O recado das ruas serve também de alerta para que gestores públicos passem a lupa sobre os serviços precários em todos os setores da vida cotidiana.
Afinal, aguda dissonância fere a sensibilidade tanto de plateias das cadeiras numeradas quanto de galeras das gerais: de um lado, a estética exuberante dos estádios de futebol, emoldurada por formas e traços futuristas, a denotar a absorção de avançados parâmetros tecnológicos; de outro, a acanhada e esburacada estrutura de serviços, cuja estética é pontilhada por corredores de hospitais locupletados de macas, filas quilométricas em postos de atendimento, superpopulação nos meios de transporte, vielas e becos apinhados de jovens drogados, chacinas seriadas nas periferias.
Para completar o cenário de contrastes, a falta de ônibus para acesso rápido aos majestosos estádios e a indignação por se cobrar de torcedores 8 reais por um cachorro quente. A imagem que se tem é a do reizinho que tenta esconder doenças nas habitações de seu reino com paredes folheadas de ouro.
Chama atenção o fato de que as manifestações se desenvolvem sob o empuxo de integrantes de grupamentos centrais: estudantes de curso superior (e seus pais), simpatizantes de partidos de esquerda, punks, ativistas em defesa de igualdade de gêneros e minorias, funcionários públicos, profissionais liberais etc.

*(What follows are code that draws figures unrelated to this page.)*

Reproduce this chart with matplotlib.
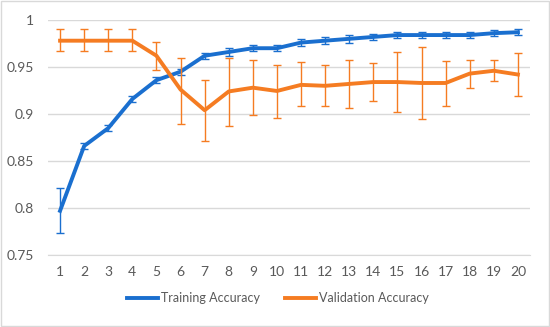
import matplotlib
matplotlib.use("Agg")
import matplotlib.pyplot as plt
from matplotlib.lines import Line2D
import numpy as np

epochs = list(range(1, 21))
train_acc = [0.797, 0.866, 0.885, 0.916, 0.936, 0.945, 0.962, 0.966, 0.970, 0.970,
             0.976, 0.978, 0.980, 0.982, 0.984, 0.984, 0.984, 0.984, 0.986, 0.987]
train_err = [0.024, 0.003, 0.003, 0.003, 0.003, 0.003, 0.003, 0.004, 0.003, 0.003,
             0.004, 0.004, 0.004, 0.003, 0.003, 0.003, 0.003, 0.003, 0.003, 0.003]
val_acc = [0.978, 0.978, 0.978, 0.978, 0.962, 0.926, 0.904, 0.924, 0.928, 0.9245,
           0.931, 0.930, 0.932, 0.934, 0.934, 0.933, 0.933, 0.943, 0.946, 0.942]
val_hi = [0.990, 0.990, 0.990, 0.990, 0.977, 0.960, 0.936, 0.960, 0.957, 0.952,
          0.955, 0.952, 0.957, 0.954, 0.966, 0.971, 0.956, 0.957, 0.957, 0.965]
val_lo = [0.967, 0.967, 0.967, 0.967, 0.947, 0.889, 0.871, 0.887, 0.899, 0.896,
          0.908, 0.909, 0.906, 0.9135, 0.902, 0.895, 0.909, 0.928, 0.935, 0.919]
yticks = [0.75, 0.8, 0.85, 0.9, 0.95, 1.0]
ytick_labels = ["0.75", "0.8", "0.85", "0.9", "0.95", "1"]
series_names = ["Training Accuracy", "Validation Accuracy"]

blue = "#1a6fcf"
orange = "#f57c22"

plt.rcParams['font.family'] = ['Lato', 'DejaVu Sans']

fig = plt.figure(figsize=(5.5, 3.27), dpi=100)
ax = fig.add_axes([0.0873, 0.2202, 0.8763, 0.7186])

ax.errorbar(epochs, train_acc, yerr=train_err, color=blue, lw=2.8,
            ecolor=blue, elinewidth=1.0, capsize=3, capthick=1.0, zorder=3)
val_err = [np.array(val_acc) - np.array(val_lo), np.array(val_hi) - np.array(val_acc)]
ax.errorbar(epochs, val_acc, yerr=val_err, color=orange, lw=2.8,
            ecolor=orange, elinewidth=1.0, capsize=3, capthick=1.0, zorder=4)

ax.set_xlim(0.5, 20.5)
ax.set_ylim(0.75, 1.0)
ax.set_xticks(epochs)
ax.set_xticklabels([str(e) for e in epochs])
ax.set_yticks(yticks)
ax.set_yticklabels(ytick_labels)
ax.grid(axis='y', color="#d9d9d9", lw=1.0)
ax.set_axisbelow(True)
for s in ax.spines.values():
    s.set_visible(False)
ax.spines['bottom'].set_visible(True)
ax.spines['bottom'].set_color("#d9d9d9")
ax.tick_params(length=0, labelsize=10, colors="#595959", pad=8)
ax.tick_params(axis='y', pad=10)

handles = [Line2D([], [], color=blue, lw=2.8), Line2D([], [], color=orange, lw=2.8)]
leg = fig.legend(handles, series_names, loc='lower center', bbox_to_anchor=(0.505, 0.035), ncol=2,
                 frameon=False, fontsize=9, handlelength=2.5,
                 handletextpad=0.2, columnspacing=2.0)
for t in leg.get_texts():
    t.set_color("#595959")

fig.patches.append(plt.Rectangle((0.002, 0.003), 0.996, 0.994, transform=fig.transFigure,
                                 fill=False, edgecolor="#d9d9d9", lw=1))
fig.savefig("out.png", dpi=100, facecolor="white")
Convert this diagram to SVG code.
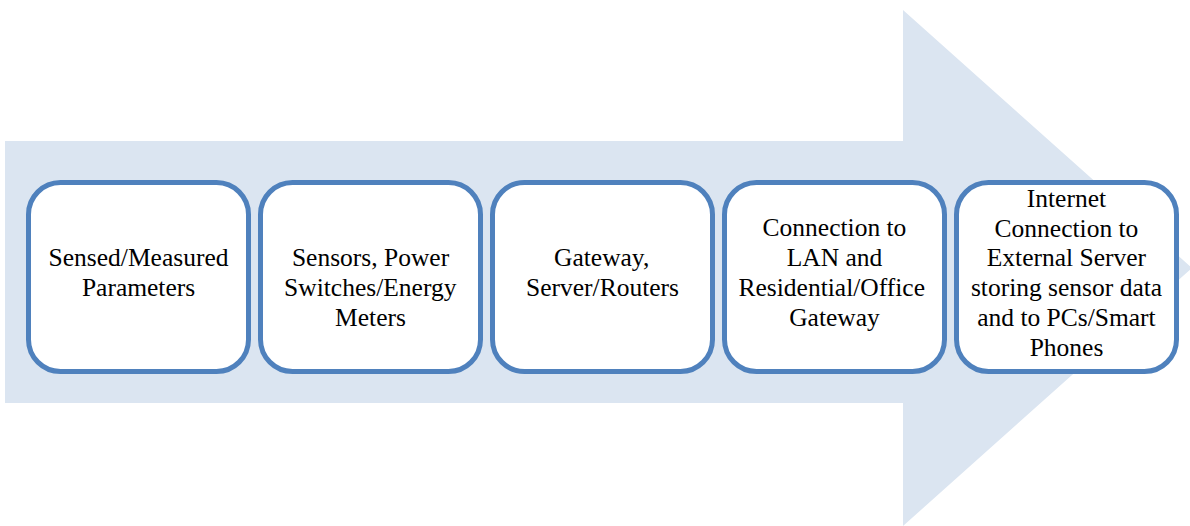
<svg xmlns="http://www.w3.org/2000/svg" width="1190" height="526" viewBox="0 0 1190 526">
<rect width="1190" height="526" fill="#ffffff"/>
<g id="arrow">
<polygon points="5,141 903,141 903,10 1192,268 903,526 903,403 5,403" fill="#dbe5f1"/>
</g>
<g id="connectors"></g>
<g id="node1">
<rect x="28.5" y="182.5" width="220" height="189" rx="32" fill="#ffffff" stroke="#4f81bd" stroke-width="5"/>
<text font-family="Liberation Serif" font-size="25.5" x="48.6" y="266">Sensed/Measured</text>
<text font-family="Liberation Serif" font-size="25.5" x="81.9" y="296">Parameters</text>
</g>
<g id="node2">
<rect x="260.5" y="182.5" width="220" height="189" rx="32" fill="#ffffff" stroke="#4f81bd" stroke-width="5"/>
<text font-family="Liberation Serif" font-size="25.5" x="291.9" y="266">Sensors, Power</text>
<text font-family="Liberation Serif" font-size="25.5" x="284.1" y="296">Switches/Energy</text>
<text font-family="Liberation Serif" font-size="25.5" x="335.1" y="326">Meters</text>
</g>
<g id="node3">
<rect x="492.5" y="182.5" width="220" height="189" rx="32" fill="#ffffff" stroke="#4f81bd" stroke-width="5"/>
<text font-family="Liberation Serif" font-size="25.5" x="554.0" y="266">Gateway,</text>
<text font-family="Liberation Serif" font-size="25.5" x="526.0" y="296">Server/Routers</text>
</g>
<g id="node4">
<rect x="724.5" y="182.5" width="220" height="189" rx="32" fill="#ffffff" stroke="#4f81bd" stroke-width="5"/>
<text font-family="Liberation Serif" font-size="25.5" x="762.6" y="236">Connection to</text>
<text font-family="Liberation Serif" font-size="25.5" x="786.7" y="266">LAN and</text>
<text font-family="Liberation Serif" font-size="25.5" x="738.5" y="296">Residential/Office</text>
<text font-family="Liberation Serif" font-size="25.5" x="789.2" y="326">Gateway</text>
</g>
<g id="node5">
<rect x="956.5" y="182.5" width="220" height="189" rx="32" fill="#ffffff" stroke="#4f81bd" stroke-width="5"/>
<text font-family="Liberation Serif" font-size="25.5" x="1026.8" y="207">Internet</text>
<text font-family="Liberation Serif" font-size="25.5" x="994.6" y="236.5">Connection to</text>
<text font-family="Liberation Serif" font-size="25.5" x="986.8" y="266">External Server</text>
<text font-family="Liberation Serif" font-size="25.5" x="970.9" y="296">storing sensor data</text>
<text font-family="Liberation Serif" font-size="25.5" x="977.2" y="326">and to PCs/Smart</text>
<text font-family="Liberation Serif" font-size="25.5" x="1029.7" y="355.5">Phones</text>
</g>
</svg>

Os exércitos periféricos não formam os maiores volumes dos contingentes. Sabendo-se que as correntes centrais influenciam as margens (a pedra jogada no centro faz marolas que chegam à beira do lago), pode-se imaginar desdobramento perigoso caso bolsões miseráveis sejam afetados em sua parte mais sensível, o bolso. Nesse caso (Deus nos livre dessa ameaça), a fome se juntaria com a vontade de comer.